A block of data
----

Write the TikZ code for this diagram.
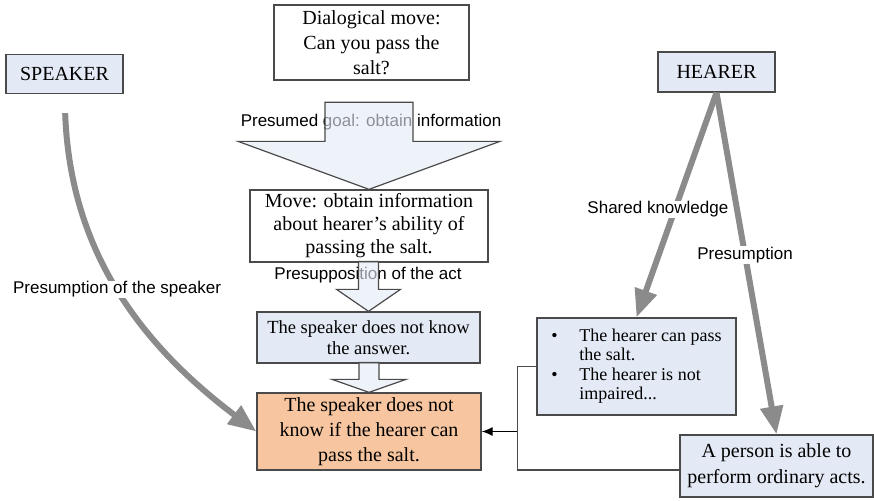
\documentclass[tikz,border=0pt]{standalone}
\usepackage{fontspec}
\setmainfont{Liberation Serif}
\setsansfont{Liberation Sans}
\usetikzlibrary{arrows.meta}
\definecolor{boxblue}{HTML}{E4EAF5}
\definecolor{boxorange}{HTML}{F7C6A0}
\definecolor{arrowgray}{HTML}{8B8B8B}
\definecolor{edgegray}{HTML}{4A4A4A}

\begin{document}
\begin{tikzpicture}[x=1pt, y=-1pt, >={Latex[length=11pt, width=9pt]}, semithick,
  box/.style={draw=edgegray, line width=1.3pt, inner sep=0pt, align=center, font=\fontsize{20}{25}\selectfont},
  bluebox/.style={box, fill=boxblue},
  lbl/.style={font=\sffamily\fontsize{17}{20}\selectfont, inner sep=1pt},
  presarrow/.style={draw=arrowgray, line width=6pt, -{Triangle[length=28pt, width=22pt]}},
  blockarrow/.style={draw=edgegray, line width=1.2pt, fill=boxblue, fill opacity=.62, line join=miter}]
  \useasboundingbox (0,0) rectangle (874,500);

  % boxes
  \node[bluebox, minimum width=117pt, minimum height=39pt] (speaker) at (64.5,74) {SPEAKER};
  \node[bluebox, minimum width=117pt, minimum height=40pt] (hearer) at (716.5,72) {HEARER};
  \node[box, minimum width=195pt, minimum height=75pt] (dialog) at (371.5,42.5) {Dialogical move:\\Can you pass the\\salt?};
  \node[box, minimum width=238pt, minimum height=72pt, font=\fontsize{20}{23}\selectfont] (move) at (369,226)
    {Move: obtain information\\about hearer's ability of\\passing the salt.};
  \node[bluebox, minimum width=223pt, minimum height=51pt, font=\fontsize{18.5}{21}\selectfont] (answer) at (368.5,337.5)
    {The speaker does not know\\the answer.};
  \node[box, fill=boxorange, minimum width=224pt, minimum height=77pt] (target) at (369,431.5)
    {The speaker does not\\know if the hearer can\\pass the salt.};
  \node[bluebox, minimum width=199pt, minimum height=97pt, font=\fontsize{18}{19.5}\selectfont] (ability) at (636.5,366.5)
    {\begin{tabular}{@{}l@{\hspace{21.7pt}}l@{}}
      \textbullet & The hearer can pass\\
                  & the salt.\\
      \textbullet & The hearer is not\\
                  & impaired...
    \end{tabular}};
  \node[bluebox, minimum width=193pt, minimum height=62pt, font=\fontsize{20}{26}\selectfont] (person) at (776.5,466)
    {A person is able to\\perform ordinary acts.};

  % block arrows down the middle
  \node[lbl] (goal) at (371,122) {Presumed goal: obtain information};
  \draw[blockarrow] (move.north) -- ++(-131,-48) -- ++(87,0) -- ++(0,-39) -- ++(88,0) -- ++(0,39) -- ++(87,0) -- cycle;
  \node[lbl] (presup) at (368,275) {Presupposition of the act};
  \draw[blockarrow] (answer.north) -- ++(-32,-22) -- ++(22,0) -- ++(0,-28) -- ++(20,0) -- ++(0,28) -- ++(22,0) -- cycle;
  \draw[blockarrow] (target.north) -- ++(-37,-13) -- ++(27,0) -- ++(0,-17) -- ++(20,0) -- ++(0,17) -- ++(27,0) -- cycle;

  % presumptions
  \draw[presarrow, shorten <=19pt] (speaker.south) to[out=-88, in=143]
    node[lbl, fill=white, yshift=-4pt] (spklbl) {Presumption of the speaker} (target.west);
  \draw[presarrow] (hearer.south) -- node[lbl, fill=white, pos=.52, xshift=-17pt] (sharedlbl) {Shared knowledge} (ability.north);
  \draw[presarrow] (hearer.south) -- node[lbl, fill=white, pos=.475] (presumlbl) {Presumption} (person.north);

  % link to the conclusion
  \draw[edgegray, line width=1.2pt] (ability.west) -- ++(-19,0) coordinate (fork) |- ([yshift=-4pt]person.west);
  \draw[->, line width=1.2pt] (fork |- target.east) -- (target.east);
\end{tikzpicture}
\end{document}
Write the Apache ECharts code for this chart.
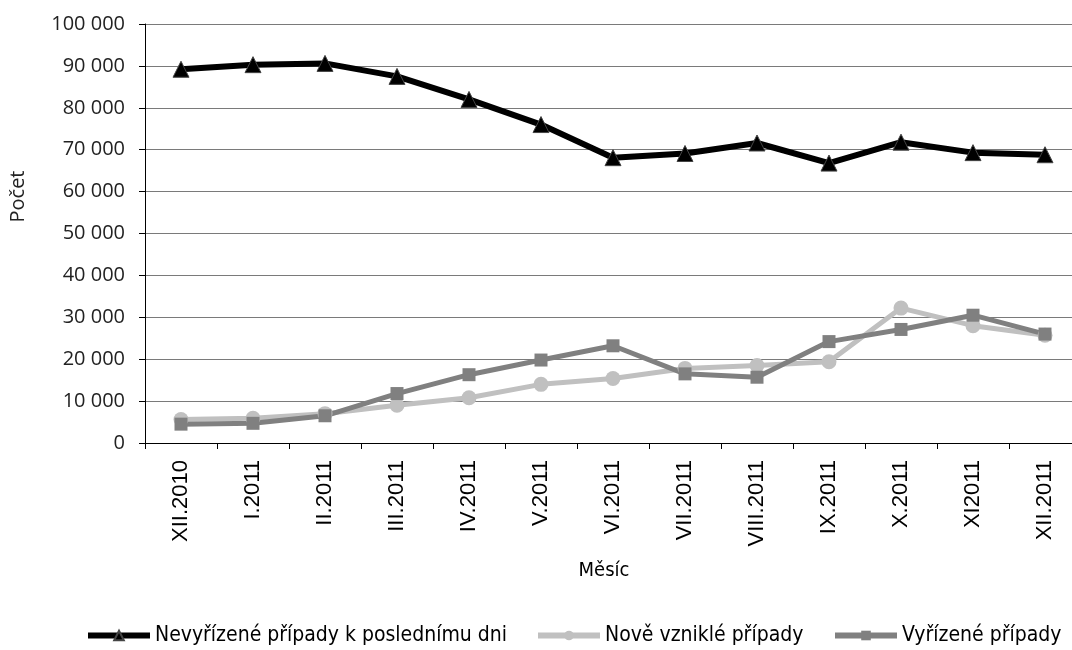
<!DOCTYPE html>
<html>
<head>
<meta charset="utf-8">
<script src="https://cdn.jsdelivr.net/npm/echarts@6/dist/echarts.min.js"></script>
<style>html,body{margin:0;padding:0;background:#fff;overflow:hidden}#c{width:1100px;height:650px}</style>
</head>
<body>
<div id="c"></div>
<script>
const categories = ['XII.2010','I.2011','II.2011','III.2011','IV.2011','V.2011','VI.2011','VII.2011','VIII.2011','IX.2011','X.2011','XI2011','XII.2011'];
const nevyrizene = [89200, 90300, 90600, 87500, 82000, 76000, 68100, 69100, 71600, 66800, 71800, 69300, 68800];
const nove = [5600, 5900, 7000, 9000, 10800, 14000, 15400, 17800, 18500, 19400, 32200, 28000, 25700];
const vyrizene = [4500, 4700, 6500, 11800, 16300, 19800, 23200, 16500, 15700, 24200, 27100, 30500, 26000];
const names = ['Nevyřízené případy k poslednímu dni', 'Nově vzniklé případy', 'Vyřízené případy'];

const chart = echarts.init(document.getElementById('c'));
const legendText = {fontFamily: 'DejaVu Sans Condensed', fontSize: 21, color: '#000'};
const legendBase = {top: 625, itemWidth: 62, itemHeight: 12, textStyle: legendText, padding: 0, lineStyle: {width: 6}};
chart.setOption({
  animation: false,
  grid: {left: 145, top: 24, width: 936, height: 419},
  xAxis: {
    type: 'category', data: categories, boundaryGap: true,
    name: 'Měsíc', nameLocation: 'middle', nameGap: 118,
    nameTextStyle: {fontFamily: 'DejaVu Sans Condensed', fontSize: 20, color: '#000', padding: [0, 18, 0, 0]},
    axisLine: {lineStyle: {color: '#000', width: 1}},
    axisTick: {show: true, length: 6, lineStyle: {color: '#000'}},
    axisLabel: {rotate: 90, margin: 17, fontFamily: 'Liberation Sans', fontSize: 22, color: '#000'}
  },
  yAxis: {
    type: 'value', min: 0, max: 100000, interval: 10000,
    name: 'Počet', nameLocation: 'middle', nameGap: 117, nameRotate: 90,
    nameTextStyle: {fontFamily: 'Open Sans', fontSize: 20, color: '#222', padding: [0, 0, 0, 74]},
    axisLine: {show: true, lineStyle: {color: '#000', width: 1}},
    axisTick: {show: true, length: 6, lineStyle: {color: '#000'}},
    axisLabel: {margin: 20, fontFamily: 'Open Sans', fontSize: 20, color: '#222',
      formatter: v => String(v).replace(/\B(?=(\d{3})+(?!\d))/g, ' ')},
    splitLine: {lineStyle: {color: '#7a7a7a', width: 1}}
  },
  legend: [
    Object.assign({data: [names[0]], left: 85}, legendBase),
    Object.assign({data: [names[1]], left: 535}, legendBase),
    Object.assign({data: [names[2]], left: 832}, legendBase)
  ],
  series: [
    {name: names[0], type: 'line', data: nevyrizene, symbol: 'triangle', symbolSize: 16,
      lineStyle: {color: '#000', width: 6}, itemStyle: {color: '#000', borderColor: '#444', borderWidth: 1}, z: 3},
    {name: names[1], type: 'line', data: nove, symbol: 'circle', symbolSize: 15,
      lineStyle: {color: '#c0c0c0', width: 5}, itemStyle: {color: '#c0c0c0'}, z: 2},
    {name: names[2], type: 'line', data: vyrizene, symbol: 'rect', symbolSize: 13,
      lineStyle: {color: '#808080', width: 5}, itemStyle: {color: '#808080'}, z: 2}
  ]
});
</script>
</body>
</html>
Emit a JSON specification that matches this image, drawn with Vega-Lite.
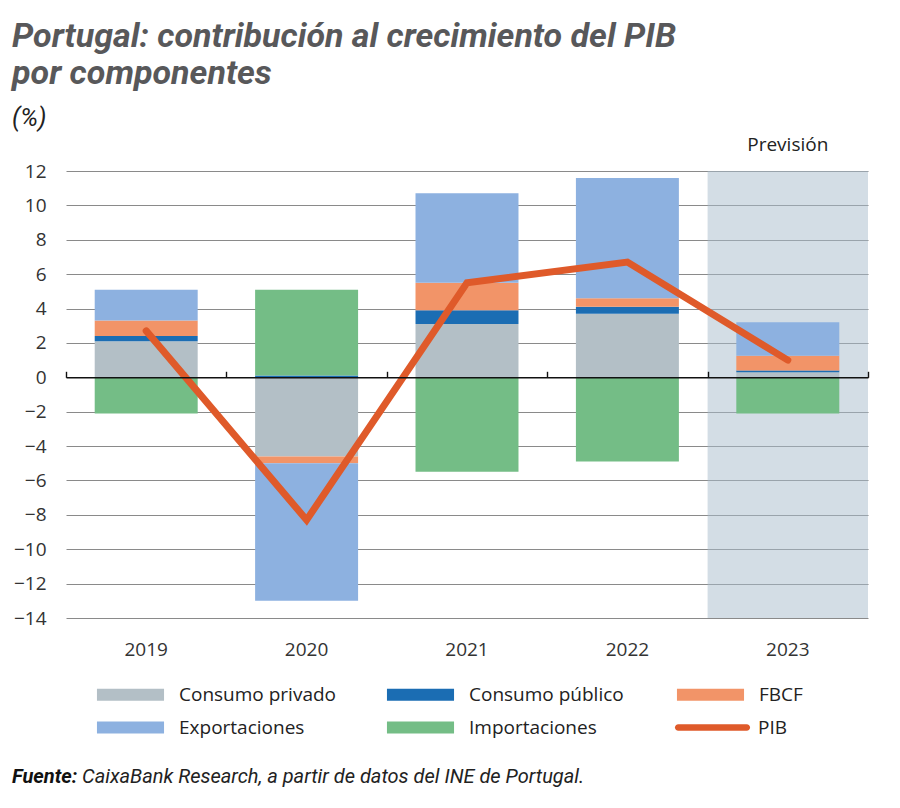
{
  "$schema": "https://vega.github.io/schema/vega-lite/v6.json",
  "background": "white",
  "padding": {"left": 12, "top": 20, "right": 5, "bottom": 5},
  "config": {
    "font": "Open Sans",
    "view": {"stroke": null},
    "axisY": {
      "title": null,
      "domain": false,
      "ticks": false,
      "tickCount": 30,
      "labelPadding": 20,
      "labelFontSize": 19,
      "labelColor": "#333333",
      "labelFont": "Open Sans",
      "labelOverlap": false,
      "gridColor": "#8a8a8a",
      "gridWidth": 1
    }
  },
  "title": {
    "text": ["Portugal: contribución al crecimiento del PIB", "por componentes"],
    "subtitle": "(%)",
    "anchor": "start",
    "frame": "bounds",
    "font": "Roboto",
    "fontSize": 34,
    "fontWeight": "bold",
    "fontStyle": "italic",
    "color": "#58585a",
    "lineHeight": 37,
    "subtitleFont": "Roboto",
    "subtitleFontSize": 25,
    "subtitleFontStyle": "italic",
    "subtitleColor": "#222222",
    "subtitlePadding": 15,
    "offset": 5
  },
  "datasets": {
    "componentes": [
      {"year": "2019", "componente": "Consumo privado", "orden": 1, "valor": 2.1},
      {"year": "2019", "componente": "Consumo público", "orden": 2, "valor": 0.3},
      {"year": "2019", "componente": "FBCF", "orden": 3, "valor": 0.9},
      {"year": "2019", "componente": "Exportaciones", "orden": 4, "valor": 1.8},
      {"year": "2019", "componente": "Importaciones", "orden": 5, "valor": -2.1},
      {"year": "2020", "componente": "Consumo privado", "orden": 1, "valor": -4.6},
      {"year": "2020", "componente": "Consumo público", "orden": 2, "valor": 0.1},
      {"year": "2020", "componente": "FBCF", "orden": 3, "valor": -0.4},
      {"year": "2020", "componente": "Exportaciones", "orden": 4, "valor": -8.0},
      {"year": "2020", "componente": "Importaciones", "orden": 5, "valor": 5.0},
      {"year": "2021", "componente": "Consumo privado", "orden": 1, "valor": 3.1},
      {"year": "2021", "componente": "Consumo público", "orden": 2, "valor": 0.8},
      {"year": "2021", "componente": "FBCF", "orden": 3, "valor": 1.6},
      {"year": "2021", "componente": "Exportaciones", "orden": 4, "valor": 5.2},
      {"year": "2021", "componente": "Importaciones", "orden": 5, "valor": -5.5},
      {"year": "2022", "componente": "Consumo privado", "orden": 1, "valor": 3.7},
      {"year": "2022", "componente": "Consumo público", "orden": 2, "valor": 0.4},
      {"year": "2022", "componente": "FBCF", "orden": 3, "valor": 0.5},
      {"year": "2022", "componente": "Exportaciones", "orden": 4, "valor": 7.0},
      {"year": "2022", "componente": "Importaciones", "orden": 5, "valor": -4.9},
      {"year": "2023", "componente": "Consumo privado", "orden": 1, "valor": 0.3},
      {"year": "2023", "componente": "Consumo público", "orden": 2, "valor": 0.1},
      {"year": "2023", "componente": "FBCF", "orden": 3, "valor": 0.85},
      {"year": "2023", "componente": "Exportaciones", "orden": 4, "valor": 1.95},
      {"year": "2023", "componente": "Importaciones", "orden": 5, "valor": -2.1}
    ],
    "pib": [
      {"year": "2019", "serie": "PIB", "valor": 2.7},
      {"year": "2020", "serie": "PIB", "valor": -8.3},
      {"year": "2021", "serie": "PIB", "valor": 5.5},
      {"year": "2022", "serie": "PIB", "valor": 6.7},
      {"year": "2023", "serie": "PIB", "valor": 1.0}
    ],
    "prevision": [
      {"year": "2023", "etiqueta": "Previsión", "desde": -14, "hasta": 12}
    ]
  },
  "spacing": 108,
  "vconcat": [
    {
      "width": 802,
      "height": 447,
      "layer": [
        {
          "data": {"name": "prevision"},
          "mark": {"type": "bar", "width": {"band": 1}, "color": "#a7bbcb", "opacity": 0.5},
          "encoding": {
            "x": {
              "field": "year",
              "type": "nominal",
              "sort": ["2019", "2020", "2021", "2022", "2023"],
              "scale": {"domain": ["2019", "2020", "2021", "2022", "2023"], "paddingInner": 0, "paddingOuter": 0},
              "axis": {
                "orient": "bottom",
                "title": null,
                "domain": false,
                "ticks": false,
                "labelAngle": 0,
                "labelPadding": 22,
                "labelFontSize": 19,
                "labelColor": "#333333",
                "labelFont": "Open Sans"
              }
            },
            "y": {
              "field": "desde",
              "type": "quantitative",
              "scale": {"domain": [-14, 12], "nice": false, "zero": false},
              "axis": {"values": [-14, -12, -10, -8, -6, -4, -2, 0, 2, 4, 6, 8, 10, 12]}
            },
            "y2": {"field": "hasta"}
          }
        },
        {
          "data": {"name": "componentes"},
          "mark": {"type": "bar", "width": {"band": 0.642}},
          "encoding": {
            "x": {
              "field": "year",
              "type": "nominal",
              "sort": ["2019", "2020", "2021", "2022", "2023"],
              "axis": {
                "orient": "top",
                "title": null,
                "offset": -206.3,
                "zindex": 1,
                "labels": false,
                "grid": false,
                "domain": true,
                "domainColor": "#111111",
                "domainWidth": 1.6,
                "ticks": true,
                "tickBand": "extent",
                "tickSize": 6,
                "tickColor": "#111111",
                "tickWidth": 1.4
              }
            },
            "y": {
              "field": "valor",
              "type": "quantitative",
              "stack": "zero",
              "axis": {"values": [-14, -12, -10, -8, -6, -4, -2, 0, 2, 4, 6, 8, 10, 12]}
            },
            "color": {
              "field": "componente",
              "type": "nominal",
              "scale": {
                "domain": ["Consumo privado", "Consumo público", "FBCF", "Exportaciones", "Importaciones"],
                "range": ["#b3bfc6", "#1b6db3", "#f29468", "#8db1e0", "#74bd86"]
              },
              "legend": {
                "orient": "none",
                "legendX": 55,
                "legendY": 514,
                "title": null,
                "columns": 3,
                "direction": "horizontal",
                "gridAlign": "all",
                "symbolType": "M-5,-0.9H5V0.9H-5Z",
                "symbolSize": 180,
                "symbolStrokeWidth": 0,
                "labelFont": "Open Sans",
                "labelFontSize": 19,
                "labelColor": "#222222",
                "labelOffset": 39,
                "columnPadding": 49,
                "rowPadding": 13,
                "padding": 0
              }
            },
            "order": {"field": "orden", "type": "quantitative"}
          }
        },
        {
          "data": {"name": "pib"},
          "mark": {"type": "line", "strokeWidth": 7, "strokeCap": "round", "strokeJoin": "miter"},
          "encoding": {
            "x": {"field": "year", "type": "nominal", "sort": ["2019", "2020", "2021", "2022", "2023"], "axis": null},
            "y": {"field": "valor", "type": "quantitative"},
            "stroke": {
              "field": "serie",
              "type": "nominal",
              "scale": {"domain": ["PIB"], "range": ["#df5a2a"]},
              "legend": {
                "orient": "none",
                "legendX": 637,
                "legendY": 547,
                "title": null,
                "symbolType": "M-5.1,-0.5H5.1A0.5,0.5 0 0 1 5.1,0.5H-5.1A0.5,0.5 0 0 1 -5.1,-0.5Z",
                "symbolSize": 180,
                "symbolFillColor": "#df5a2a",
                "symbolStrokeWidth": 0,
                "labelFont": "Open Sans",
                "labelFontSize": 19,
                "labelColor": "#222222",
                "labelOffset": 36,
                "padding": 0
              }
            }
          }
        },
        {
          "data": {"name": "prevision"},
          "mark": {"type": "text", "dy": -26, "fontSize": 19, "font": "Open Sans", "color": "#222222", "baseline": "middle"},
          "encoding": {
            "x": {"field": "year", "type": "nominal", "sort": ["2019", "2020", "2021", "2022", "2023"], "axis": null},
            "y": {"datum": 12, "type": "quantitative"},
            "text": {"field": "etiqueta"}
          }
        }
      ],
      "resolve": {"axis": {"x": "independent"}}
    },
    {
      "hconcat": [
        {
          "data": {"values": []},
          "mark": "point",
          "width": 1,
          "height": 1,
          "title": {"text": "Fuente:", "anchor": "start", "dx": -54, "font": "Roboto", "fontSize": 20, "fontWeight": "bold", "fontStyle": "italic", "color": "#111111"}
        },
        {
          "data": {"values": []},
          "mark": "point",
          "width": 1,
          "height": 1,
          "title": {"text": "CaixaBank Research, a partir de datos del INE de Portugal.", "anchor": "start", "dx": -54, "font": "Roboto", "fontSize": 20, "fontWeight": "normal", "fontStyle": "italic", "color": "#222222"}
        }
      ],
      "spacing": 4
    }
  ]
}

----

Reproduce the records word for word, please, from their first line up to and including the line that contains "(0,0) rectangle (874,500);", but no pictures.

EXERCISE OUTPUT:
Write the TikZ code for this diagram.
\documentclass[tikz,border=0pt]{standalone}
\usepackage{fontspec}
\setmainfont{Liberation Serif}
\setsansfont{Liberation Sans}
\usetikzlibrary{arrows.meta}
\definecolor{boxblue}{HTML}{E4EAF5}
\definecolor{boxorange}{HTML}{F7C6A0}
\definecolor{arrowgray}{HTML}{8B8B8B}
\definecolor{edgegray}{HTML}{4A4A4A}

\begin{document}
\begin{tikzpicture}[x=1pt, y=-1pt, >={Latex[length=11pt, width=9pt]}, semithick,
  box/.style={draw=edgegray, line width=1.3pt, inner sep=0pt, align=center, font=\fontsize{20}{25}\selectfont},
  bluebox/.style={box, fill=boxblue},
  lbl/.style={font=\sffamily\fontsize{17}{20}\selectfont, inner sep=1pt},
  presarrow/.style={draw=arrowgray, line width=6pt, -{Triangle[length=28pt, width=22pt]}},
  blockarrow/.style={draw=edgegray, line width=1.2pt, fill=boxblue, fill opacity=.62, line join=miter}]
  \useasboundingbox (0,0) rectangle (874,500);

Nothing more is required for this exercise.